start
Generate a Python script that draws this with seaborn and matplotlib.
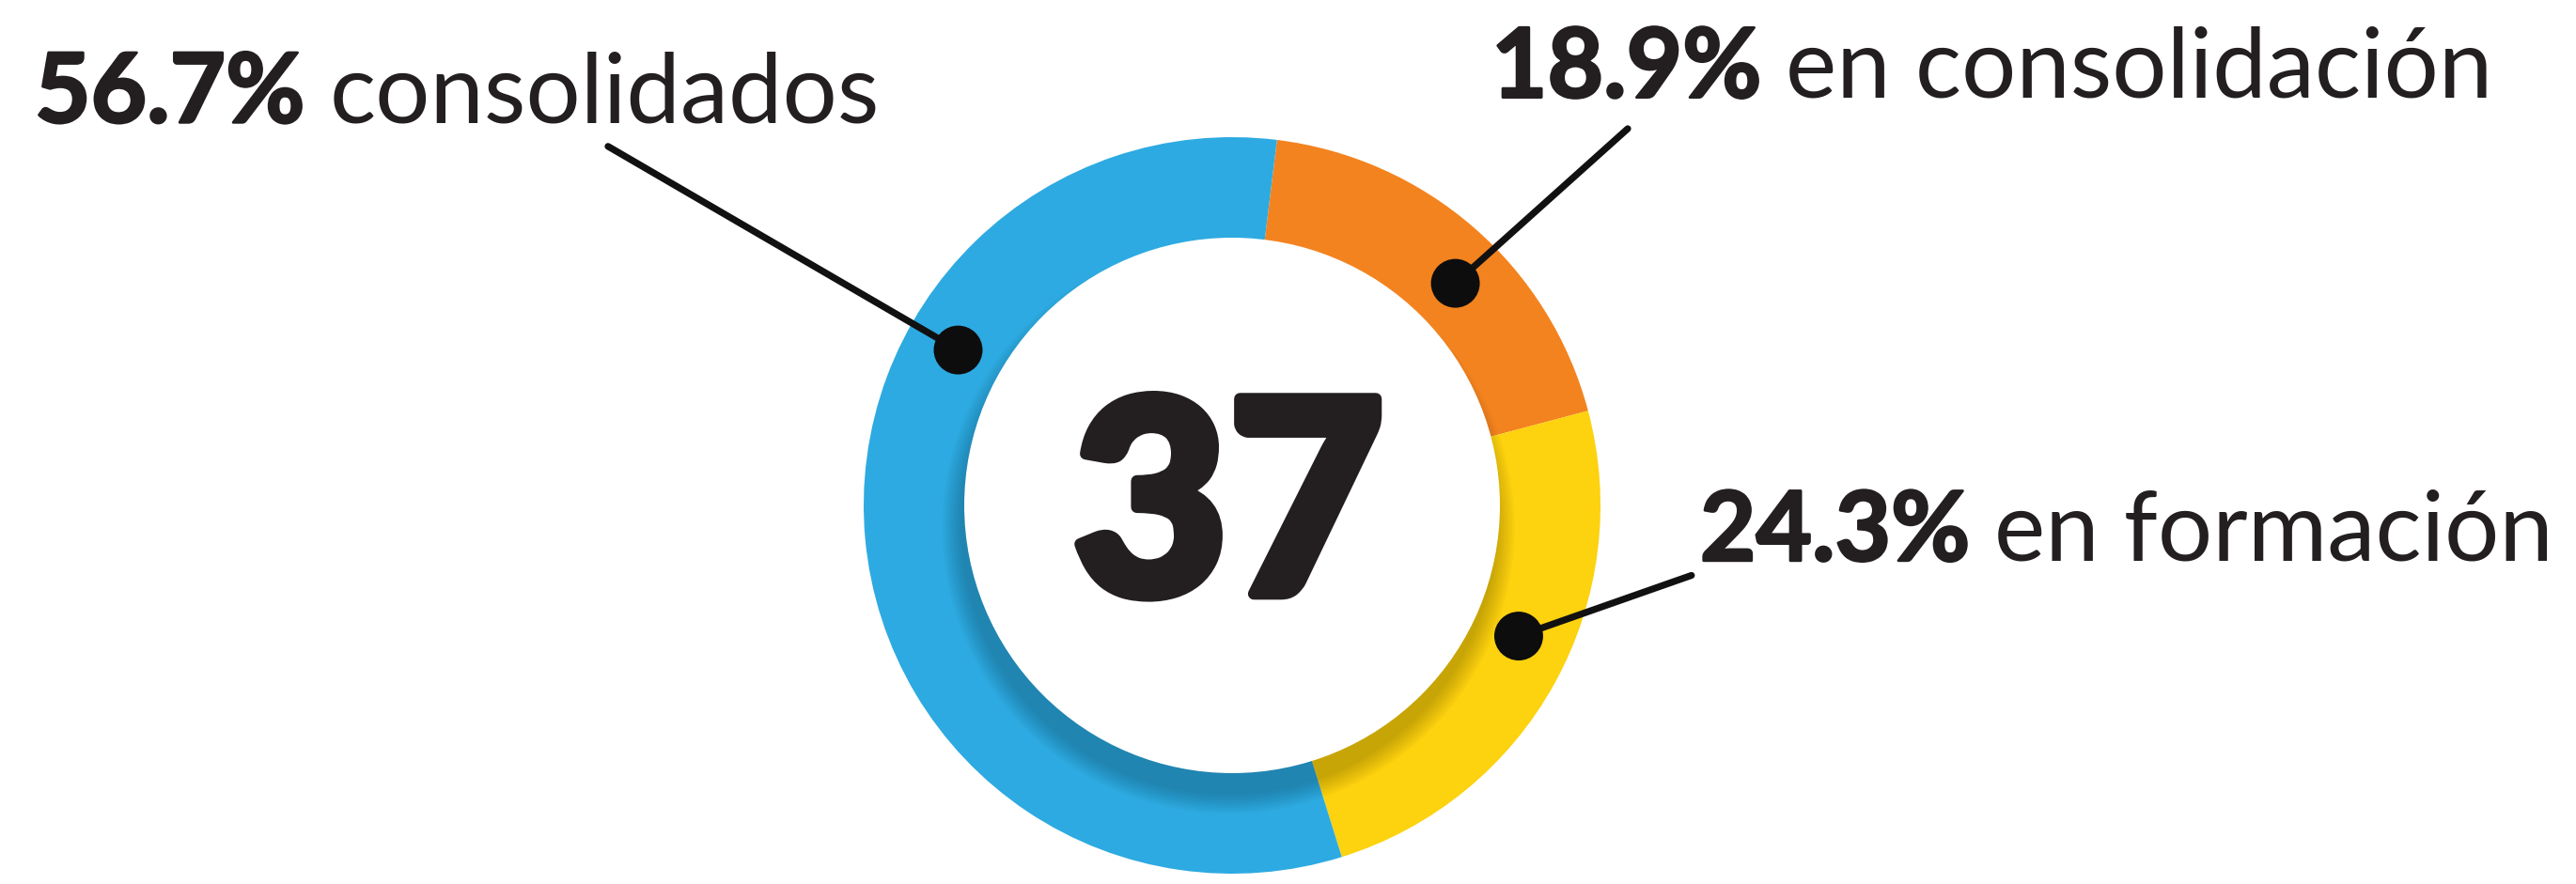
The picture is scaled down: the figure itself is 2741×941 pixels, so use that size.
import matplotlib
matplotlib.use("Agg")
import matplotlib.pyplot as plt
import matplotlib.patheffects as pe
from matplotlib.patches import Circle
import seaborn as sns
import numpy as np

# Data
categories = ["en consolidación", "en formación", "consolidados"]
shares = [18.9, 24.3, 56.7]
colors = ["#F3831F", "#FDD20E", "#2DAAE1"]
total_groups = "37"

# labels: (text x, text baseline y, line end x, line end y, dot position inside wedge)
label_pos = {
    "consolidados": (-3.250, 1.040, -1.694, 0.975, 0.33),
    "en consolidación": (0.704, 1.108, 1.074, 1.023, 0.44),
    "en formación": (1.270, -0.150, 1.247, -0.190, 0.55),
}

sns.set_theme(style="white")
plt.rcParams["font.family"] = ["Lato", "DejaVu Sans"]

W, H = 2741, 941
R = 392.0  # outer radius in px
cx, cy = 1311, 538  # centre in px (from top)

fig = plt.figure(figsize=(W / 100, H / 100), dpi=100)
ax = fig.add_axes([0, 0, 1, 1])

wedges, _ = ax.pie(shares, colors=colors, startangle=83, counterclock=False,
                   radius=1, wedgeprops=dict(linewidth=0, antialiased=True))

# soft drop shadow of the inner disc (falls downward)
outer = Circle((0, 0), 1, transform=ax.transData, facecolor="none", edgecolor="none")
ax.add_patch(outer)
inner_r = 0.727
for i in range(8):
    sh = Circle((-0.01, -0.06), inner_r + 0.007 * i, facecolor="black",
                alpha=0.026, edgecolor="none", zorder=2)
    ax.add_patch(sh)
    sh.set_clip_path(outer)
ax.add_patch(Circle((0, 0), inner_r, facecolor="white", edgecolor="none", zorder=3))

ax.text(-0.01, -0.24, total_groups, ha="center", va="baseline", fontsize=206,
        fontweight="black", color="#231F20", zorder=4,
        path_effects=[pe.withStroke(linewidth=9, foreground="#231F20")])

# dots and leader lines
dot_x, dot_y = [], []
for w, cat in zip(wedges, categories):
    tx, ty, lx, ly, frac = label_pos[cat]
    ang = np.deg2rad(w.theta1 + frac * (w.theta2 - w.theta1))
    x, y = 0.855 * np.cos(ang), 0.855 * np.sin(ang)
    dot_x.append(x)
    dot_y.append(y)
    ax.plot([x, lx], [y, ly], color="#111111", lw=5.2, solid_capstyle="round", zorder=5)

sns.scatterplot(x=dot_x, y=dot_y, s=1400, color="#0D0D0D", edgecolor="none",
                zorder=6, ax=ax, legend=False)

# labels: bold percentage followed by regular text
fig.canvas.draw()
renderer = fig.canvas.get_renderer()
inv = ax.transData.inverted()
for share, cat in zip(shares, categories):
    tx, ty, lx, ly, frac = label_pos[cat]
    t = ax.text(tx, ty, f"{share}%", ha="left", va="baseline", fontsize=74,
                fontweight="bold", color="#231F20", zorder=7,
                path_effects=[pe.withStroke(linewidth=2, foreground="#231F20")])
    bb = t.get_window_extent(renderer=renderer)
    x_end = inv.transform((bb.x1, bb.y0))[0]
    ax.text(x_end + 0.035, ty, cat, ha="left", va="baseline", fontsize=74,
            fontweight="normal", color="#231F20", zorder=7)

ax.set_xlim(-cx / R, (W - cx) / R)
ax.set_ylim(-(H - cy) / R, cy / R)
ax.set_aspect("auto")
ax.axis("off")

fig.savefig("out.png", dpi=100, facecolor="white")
end
• [Work required]: Copy every line of the data exactly as written, excluding the pictures.

• [Task output]:
Generate a Python script that draws this with seaborn and matplotlib.
The picture is scaled down: the figure itself is 2741×941 pixels, so use that size.
import matplotlib
matplotlib.use("Agg")
import matplotlib.pyplot as plt
import matplotlib.patheffects as pe
from matplotlib.patches import Circle
import seaborn as sns
import numpy as np

# Data
categories = ["en consolidación", "en formación", "consolidados"]
shares = [18.9, 24.3, 56.7]
colors = ["#F3831F", "#FDD20E", "#2DAAE1"]
total_groups = "37"

# labels: (text x, text baseline y, line end x, line end y, dot position inside wedge)
label_pos = {
    "consolidados": (-3.250, 1.040, -1.694, 0.975, 0.33),
    "en consolidación": (0.704, 1.108, 1.074, 1.023, 0.44),
    "en formación": (1.270, -0.150, 1.247, -0.190, 0.55),
}

sns.set_theme(style="white")
plt.rcParams["font.family"] = ["Lato", "DejaVu Sans"]

W, H = 2741, 941
R = 392.0  # outer radius in px
cx, cy = 1311, 538  # centre in px (from top)

fig = plt.figure(figsize=(W / 100, H / 100), dpi=100)
ax = fig.add_axes([0, 0, 1, 1])

wedges, _ = ax.pie(shares, colors=colors, startangle=83, counterclock=False,
                   radius=1, wedgeprops=dict(linewidth=0, antialiased=True))

# soft drop shadow of the inner disc (falls downward)
outer = Circle((0, 0), 1, transform=ax.transData, facecolor="none", edgecolor="none")
ax.add_patch(outer)
inner_r = 0.727
for i in range(8):
    sh = Circle((-0.01, -0.06), inner_r + 0.007 * i, facecolor="black",
                alpha=0.026, edgecolor="none", zorder=2)
    ax.add_patch(sh)
    sh.set_clip_path(outer)
ax.add_patch(Circle((0, 0), inner_r, facecolor="white", edgecolor="none", zorder=3))

ax.text(-0.01, -0.24, total_groups, ha="center", va="baseline", fontsize=206,
        fontweight="black", color="#231F20", zorder=4,
        path_effects=[pe.withStroke(linewidth=9, foreground="#231F20")])

# dots and leader lines
dot_x, dot_y = [], []
for w, cat in zip(wedges, categories):
    tx, ty, lx, ly, frac = label_pos[cat]
    ang = np.deg2rad(w.theta1 + frac * (w.theta2 - w.theta1))
    x, y = 0.855 * np.cos(ang), 0.855 * np.sin(ang)
    dot_x.append(x)
    dot_y.append(y)
    ax.plot([x, lx], [y, ly], color="#111111", lw=5.2, solid_capstyle="round", zorder=5)

sns.scatterplot(x=dot_x, y=dot_y, s=1400, color="#0D0D0D", edgecolor="none",
                zorder=6, ax=ax, legend=False)

# labels: bold percentage followed by regular text
fig.canvas.draw()
renderer = fig.canvas.get_renderer()
inv = ax.transData.inverted()
for share, cat in zip(shares, categories):
    tx, ty, lx, ly, frac = label_pos[cat]
    t = ax.text(tx, ty, f"{share}%", ha="left", va="baseline", fontsize=74,
                fontweight="bold", color="#231F20", zorder=7,
                path_effects=[pe.withStroke(linewidth=2, foreground="#231F20")])
    bb = t.get_window_extent(renderer=renderer)
    x_end = inv.transform((bb.x1, bb.y0))[0]
    ax.text(x_end + 0.035, ty, cat, ha="left", va="baseline", fontsize=74,
            fontweight="normal", color="#231F20", zorder=7)

ax.set_xlim(-cx / R, (W - cx) / R)
ax.set_ylim(-(H - cy) / R, cy / R)
ax.set_aspect("auto")
ax.axis("off")

fig.savefig("out.png", dpi=100, facecolor="white")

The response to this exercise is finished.